* begin Given data *

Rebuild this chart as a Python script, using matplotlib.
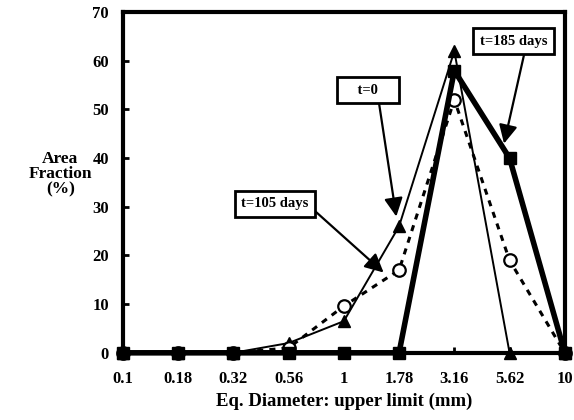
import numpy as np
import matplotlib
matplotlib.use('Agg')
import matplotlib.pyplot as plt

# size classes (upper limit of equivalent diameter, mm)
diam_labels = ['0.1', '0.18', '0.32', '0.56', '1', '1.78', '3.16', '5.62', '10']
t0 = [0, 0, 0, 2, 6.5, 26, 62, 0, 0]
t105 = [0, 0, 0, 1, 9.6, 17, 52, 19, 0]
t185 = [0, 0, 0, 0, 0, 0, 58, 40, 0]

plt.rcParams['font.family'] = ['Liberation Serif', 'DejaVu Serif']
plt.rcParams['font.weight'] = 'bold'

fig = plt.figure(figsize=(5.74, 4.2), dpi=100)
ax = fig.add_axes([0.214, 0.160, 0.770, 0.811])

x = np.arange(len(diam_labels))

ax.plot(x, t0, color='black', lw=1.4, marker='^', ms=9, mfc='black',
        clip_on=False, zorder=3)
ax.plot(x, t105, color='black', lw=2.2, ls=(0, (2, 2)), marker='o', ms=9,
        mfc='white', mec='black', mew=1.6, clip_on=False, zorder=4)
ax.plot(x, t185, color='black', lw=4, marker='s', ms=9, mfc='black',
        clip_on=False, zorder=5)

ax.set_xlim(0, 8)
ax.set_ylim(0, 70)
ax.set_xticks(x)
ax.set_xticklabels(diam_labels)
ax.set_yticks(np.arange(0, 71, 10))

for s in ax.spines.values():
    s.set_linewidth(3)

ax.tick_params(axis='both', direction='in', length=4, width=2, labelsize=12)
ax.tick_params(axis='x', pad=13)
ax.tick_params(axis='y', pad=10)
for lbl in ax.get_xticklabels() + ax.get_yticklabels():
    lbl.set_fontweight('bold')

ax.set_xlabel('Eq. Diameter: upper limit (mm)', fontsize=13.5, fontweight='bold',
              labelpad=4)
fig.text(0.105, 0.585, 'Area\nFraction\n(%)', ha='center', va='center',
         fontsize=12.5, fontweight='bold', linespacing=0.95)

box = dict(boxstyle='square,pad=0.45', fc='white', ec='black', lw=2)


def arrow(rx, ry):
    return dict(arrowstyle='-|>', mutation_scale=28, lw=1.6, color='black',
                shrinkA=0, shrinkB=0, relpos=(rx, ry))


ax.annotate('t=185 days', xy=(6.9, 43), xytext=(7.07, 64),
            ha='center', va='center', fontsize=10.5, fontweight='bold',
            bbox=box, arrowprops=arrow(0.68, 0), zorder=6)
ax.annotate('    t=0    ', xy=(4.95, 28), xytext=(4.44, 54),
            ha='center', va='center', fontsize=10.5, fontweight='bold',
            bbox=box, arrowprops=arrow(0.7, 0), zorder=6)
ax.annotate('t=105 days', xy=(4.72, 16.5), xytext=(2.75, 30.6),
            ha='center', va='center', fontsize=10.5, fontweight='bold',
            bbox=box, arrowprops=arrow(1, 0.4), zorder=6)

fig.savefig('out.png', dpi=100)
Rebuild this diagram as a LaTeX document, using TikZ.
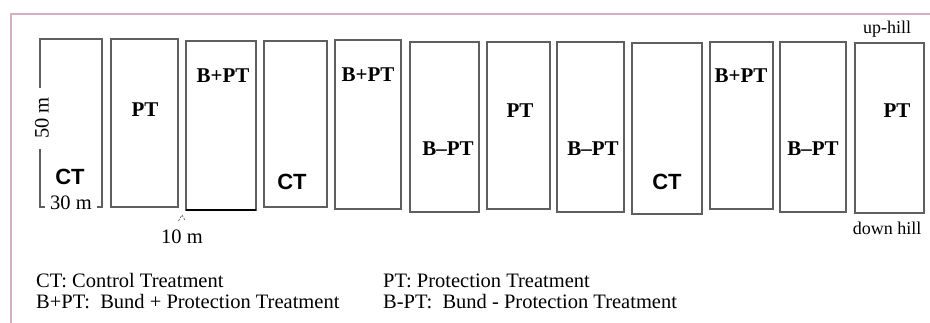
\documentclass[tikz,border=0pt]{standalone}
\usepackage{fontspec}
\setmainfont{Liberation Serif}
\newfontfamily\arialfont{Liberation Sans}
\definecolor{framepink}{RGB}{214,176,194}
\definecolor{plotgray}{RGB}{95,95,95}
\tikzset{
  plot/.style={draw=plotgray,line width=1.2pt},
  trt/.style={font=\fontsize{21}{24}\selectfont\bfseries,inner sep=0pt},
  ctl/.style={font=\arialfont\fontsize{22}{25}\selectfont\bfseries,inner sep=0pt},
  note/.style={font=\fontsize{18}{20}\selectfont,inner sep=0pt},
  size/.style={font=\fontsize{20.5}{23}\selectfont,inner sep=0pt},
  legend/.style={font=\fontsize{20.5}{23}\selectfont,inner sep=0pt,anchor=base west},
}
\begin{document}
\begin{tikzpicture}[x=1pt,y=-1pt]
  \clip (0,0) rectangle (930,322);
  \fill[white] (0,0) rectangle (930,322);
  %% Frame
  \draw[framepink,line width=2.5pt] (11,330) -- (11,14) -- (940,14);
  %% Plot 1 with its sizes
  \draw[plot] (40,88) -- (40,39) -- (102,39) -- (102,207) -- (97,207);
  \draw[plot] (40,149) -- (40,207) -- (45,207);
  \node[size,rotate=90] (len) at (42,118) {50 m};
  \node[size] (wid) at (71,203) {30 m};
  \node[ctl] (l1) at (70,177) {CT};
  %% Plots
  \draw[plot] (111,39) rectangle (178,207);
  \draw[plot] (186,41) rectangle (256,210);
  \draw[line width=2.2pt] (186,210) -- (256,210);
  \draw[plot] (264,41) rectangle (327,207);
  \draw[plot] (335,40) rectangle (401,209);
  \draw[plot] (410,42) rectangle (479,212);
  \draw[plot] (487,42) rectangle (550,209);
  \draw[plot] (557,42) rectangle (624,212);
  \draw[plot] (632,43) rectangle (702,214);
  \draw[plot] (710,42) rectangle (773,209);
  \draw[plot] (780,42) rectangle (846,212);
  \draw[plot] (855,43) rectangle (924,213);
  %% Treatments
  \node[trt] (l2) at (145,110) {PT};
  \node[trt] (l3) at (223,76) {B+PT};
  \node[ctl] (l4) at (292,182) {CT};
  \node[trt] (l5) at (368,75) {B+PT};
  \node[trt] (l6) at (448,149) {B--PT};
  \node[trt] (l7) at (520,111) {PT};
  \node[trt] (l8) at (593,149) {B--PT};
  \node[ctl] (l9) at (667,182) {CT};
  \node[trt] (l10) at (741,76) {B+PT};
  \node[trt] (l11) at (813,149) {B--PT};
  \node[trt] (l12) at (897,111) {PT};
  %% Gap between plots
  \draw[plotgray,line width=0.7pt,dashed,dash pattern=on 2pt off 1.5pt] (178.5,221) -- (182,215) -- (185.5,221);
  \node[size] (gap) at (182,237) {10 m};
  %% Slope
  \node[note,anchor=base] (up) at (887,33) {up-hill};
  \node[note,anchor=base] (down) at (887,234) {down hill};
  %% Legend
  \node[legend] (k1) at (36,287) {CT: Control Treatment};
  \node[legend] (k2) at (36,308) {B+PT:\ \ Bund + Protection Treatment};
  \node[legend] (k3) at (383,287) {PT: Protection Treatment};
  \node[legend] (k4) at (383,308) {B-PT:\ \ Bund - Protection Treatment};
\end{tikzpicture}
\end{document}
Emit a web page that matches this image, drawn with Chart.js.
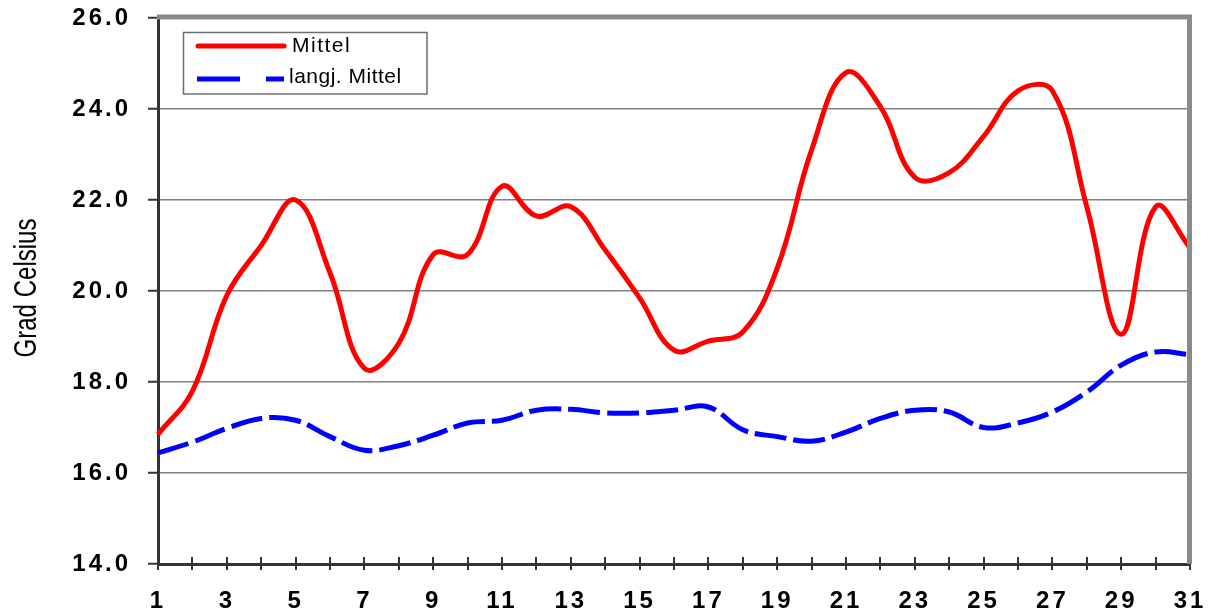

* end Given data *

Problem statement ▸
All entries must be written out again exactly as given, with no pictures in the copy.

Result for this exercise ▸
Rebuild this chart as a Python script, using matplotlib.
import numpy as np
import matplotlib
matplotlib.use('Agg')
import matplotlib.pyplot as plt

# size classes (upper limit of equivalent diameter, mm)
diam_labels = ['0.1', '0.18', '0.32', '0.56', '1', '1.78', '3.16', '5.62', '10']
t0 = [0, 0, 0, 2, 6.5, 26, 62, 0, 0]
t105 = [0, 0, 0, 1, 9.6, 17, 52, 19, 0]
t185 = [0, 0, 0, 0, 0, 0, 58, 40, 0]

plt.rcParams['font.family'] = ['Liberation Serif', 'DejaVu Serif']
plt.rcParams['font.weight'] = 'bold'

fig = plt.figure(figsize=(5.74, 4.2), dpi=100)
ax = fig.add_axes([0.214, 0.160, 0.770, 0.811])

x = np.arange(len(diam_labels))

ax.plot(x, t0, color='black', lw=1.4, marker='^', ms=9, mfc='black',
        clip_on=False, zorder=3)
ax.plot(x, t105, color='black', lw=2.2, ls=(0, (2, 2)), marker='o', ms=9,
        mfc='white', mec='black', mew=1.6, clip_on=False, zorder=4)
ax.plot(x, t185, color='black', lw=4, marker='s', ms=9, mfc='black',
        clip_on=False, zorder=5)

ax.set_xlim(0, 8)
ax.set_ylim(0, 70)
ax.set_xticks(x)
ax.set_xticklabels(diam_labels)
ax.set_yticks(np.arange(0, 71, 10))

for s in ax.spines.values():
    s.set_linewidth(3)

ax.tick_params(axis='both', direction='in', length=4, width=2, labelsize=12)
ax.tick_params(axis='x', pad=13)
ax.tick_params(axis='y', pad=10)
for lbl in ax.get_xticklabels() + ax.get_yticklabels():
    lbl.set_fontweight('bold')

ax.set_xlabel('Eq. Diameter: upper limit (mm)', fontsize=13.5, fontweight='bold',
              labelpad=4)
fig.text(0.105, 0.585, 'Area\nFraction\n(%)', ha='center', va='center',
         fontsize=12.5, fontweight='bold', linespacing=0.95)

box = dict(boxstyle='square,pad=0.45', fc='white', ec='black', lw=2)


def arrow(rx, ry):
    return dict(arrowstyle='-|>', mutation_scale=28, lw=1.6, color='black',
                shrinkA=0, shrinkB=0, relpos=(rx, ry))


ax.annotate('t=185 days', xy=(6.9, 43), xytext=(7.07, 64),
            ha='center', va='center', fontsize=10.5, fontweight='bold',
            bbox=box, arrowprops=arrow(0.68, 0), zorder=6)
ax.annotate('    t=0    ', xy=(4.95, 28), xytext=(4.44, 54),
            ha='center', va='center', fontsize=10.5, fontweight='bold',
            bbox=box, arrowprops=arrow(0.7, 0), zorder=6)
ax.annotate('t=105 days', xy=(4.72, 16.5), xytext=(2.75, 30.6),
            ha='center', va='center', fontsize=10.5, fontweight='bold',
            bbox=box, arrowprops=arrow(1, 0.4), zorder=6)

fig.savefig('out.png', dpi=100)
Rebuild this diagram as a LaTeX document, using TikZ.
\documentclass[tikz,border=0pt]{standalone}
\usepackage{fontspec}
\setmainfont{Liberation Serif}
\newfontfamily\arialfont{Liberation Sans}
\definecolor{framepink}{RGB}{214,176,194}
\definecolor{plotgray}{RGB}{95,95,95}
\tikzset{
  plot/.style={draw=plotgray,line width=1.2pt},
  trt/.style={font=\fontsize{21}{24}\selectfont\bfseries,inner sep=0pt},
  ctl/.style={font=\arialfont\fontsize{22}{25}\selectfont\bfseries,inner sep=0pt},
  note/.style={font=\fontsize{18}{20}\selectfont,inner sep=0pt},
  size/.style={font=\fontsize{20.5}{23}\selectfont,inner sep=0pt},
  legend/.style={font=\fontsize{20.5}{23}\selectfont,inner sep=0pt,anchor=base west},
}
\begin{document}
\begin{tikzpicture}[x=1pt,y=-1pt]
  \clip (0,0) rectangle (930,322);
  \fill[white] (0,0) rectangle (930,322);
  %% Frame
  \draw[framepink,line width=2.5pt] (11,330) -- (11,14) -- (940,14);
  %% Plot 1 with its sizes
  \draw[plot] (40,88) -- (40,39) -- (102,39) -- (102,207) -- (97,207);
  \draw[plot] (40,149) -- (40,207) -- (45,207);
  \node[size,rotate=90] (len) at (42,118) {50 m};
  \node[size] (wid) at (71,203) {30 m};
  \node[ctl] (l1) at (70,177) {CT};
  %% Plots
  \draw[plot] (111,39) rectangle (178,207);
  \draw[plot] (186,41) rectangle (256,210);
  \draw[line width=2.2pt] (186,210) -- (256,210);
  \draw[plot] (264,41) rectangle (327,207);
  \draw[plot] (335,40) rectangle (401,209);
  \draw[plot] (410,42) rectangle (479,212);
  \draw[plot] (487,42) rectangle (550,209);
  \draw[plot] (557,42) rectangle (624,212);
  \draw[plot] (632,43) rectangle (702,214);
  \draw[plot] (710,42) rectangle (773,209);
  \draw[plot] (780,42) rectangle (846,212);
  \draw[plot] (855,43) rectangle (924,213);
  %% Treatments
  \node[trt] (l2) at (145,110) {PT};
  \node[trt] (l3) at (223,76) {B+PT};
  \node[ctl] (l4) at (292,182) {CT};
  \node[trt] (l5) at (368,75) {B+PT};
  \node[trt] (l6) at (448,149) {B--PT};
  \node[trt] (l7) at (520,111) {PT};
  \node[trt] (l8) at (593,149) {B--PT};
  \node[ctl] (l9) at (667,182) {CT};
  \node[trt] (l10) at (741,76) {B+PT};
  \node[trt] (l11) at (813,149) {B--PT};
  \node[trt] (l12) at (897,111) {PT};
  %% Gap between plots
  \draw[plotgray,line width=0.7pt,dashed,dash pattern=on 2pt off 1.5pt] (178.5,221) -- (182,215) -- (185.5,221);
  \node[size] (gap) at (182,237) {10 m};
  %% Slope
  \node[note,anchor=base] (up) at (887,33) {up-hill};
  \node[note,anchor=base] (down) at (887,234) {down hill};
  %% Legend
  \node[legend] (k1) at (36,287) {CT: Control Treatment};
  \node[legend] (k2) at (36,308) {B+PT:\ \ Bund + Protection Treatment};
  \node[legend] (k3) at (383,287) {PT: Protection Treatment};
  \node[legend] (k4) at (383,308) {B-PT:\ \ Bund - Protection Treatment};
\end{tikzpicture}
\end{document}
Emit a web page that matches this image, drawn with Chart.js.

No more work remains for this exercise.